I’d like to bring our thoughts to a close by telling you of a fellow triumphant saint, now in heaven, but who lived on this earth for about 70 years during the 1600’s. He is, for good reason, considered to be the greatest of the Lutheran hymn-writers. His name was Paul Gerhardt.
Beneath a life sized painting of him that hangs in a Lutheran Church in Luebden, Germany is the inscription: "A divine [clergyman] sifted in Satan’s sieve." That inscription is said to pretty well summarize Paul Gerhardt’s life. Without getting into detail, it’s enough to say that his life was marked by personal loss and hardship, including the death of his wife and four of five children. He endured much. Yet he always kept his focus on the cross – and despite his difficulties lived as a Saint Triumphant.
One of the hymns he wrote (and still sing today) is entitled, "If God Himself Be for Me." Allow me to end this morning with the first and last verse. These are the words of every triumphant saint who is encouraged by God’s grace and fortified by the knowledge of Jesus Christ, regardless of whatever else is going on. Which makes them our words...

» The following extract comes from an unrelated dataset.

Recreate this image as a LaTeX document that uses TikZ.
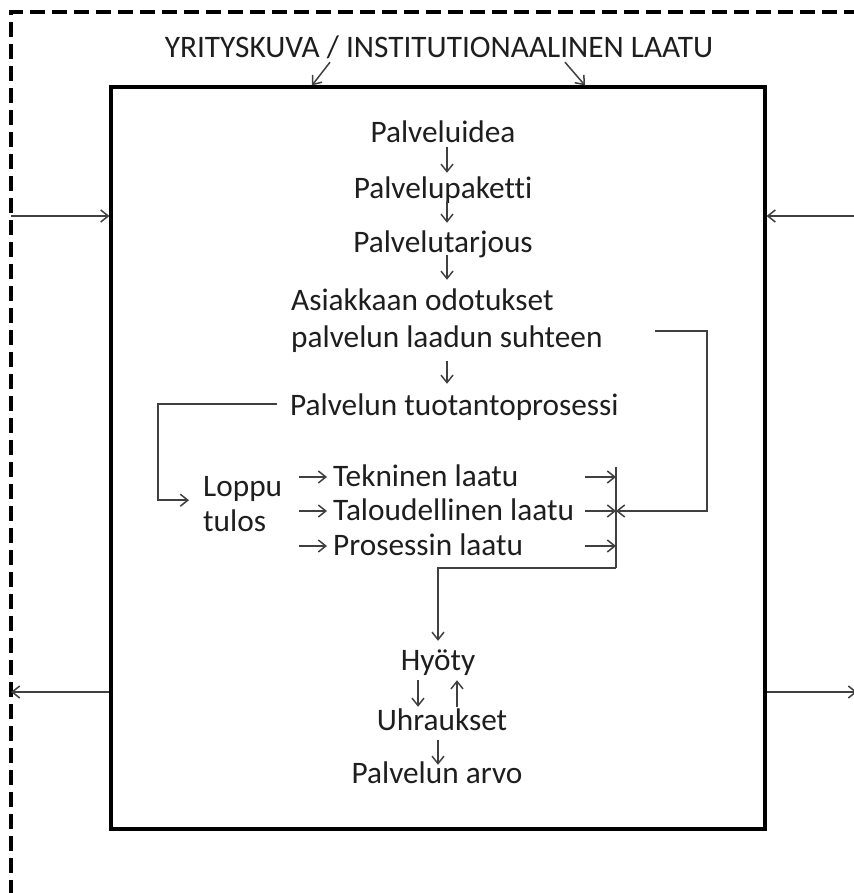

If God himself be for me, I may a host defy
For when I pray, before me My foes, confounded, fly.
If Christ, my head and master, Befriends me from above,
What foe or what disaster Can drive me from his love?
My heart for joy is springing And can no more be sad
‘Tis full of joy and singing, Sees only sunshine glad
The sun that cheers my spirit Is Jesus Christ, my King;
The heav’n I shall inherit Makes me rejoice and sing...
And it does the same for us. Because we are Saints Triumphant. Amen.